Search code examples
pythonmachine-learningscikit-learnxgbclassifier

Hyperparameters tuning using GridSearchCV


I'm new to machine learning and I'm trying to predict the topic of an article given a labeled datasets that each contains all the words in one article. There are 11 different topics total and each article only has single topic.

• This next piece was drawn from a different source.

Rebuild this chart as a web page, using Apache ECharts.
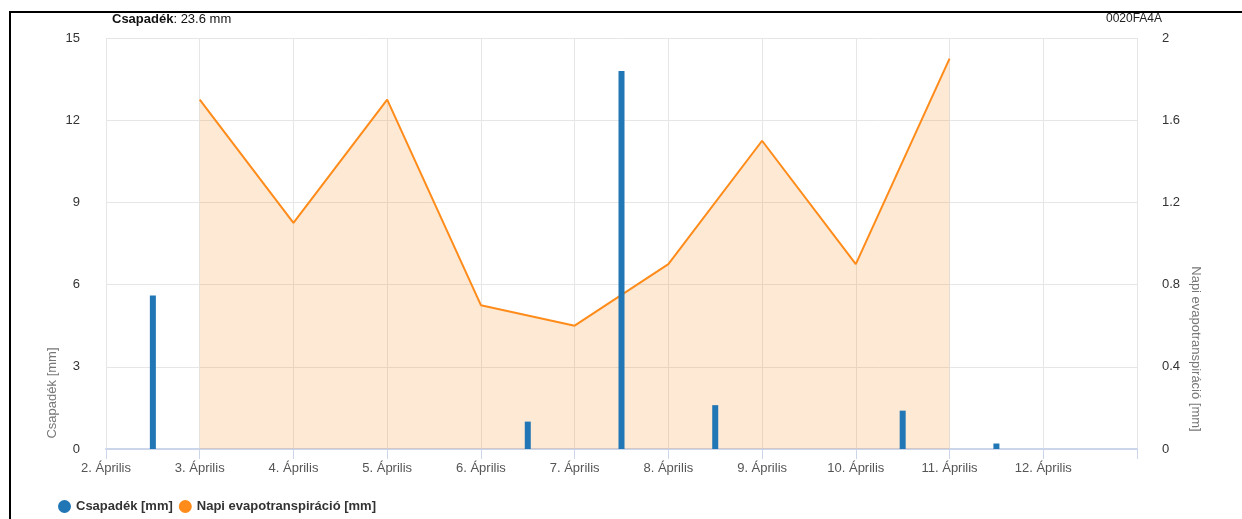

I have built a process pipeline:

classifier = Pipeline([
    ('vectorizer', CountVectorizer()),
    ('tfidf', TfidfTransformer()),
    ('clf', OneVsRestClassifier(XGBClassifier(objective="multi:softmax", num_class=11), n_jobs=-1)),
])

I'm trying to implement a GridsearchCV to find the best hyperparameters:

parameters = {'vectorizer__ngram_range': [(1, 1), (1, 2),(2,2)],
               'tfidf__use_idf': (True, False)}
gs_clf_svm = GridSearchCV(classifier, parameters, n_jobs=-1, cv=10, scoring='f1_micro')
gs_clf_svm = gs_clf_svm.fit(X, Y)

This works fine, however, how do I tune the hyperparameters of XGBClassifier? I have tried using the notation:

parameters = {'clf__learning_rate': [0.1, 0.01, 0.001]}

It doesn't work because GridSearchCV is looking for the hyperparameters of OneVsRestClassifier. How to actually tune the hyperparameters of XGBClassifier? Also, what hyperparameters are you suggesting worth tuning for my problem?


Solution

  • As is, the pipeline looks for a parameter learning_rate in OneVsRestClassifier, can't find one (unsurprisingly, since the module does not have such a parameter), and raises an error. Since you actually want the parameter learning_rate of XGBClassifier, you should go a level deeper, i.e.:

    parameters = {'clf__estimator__learning_rate': [0.1, 0.01, 0.001]}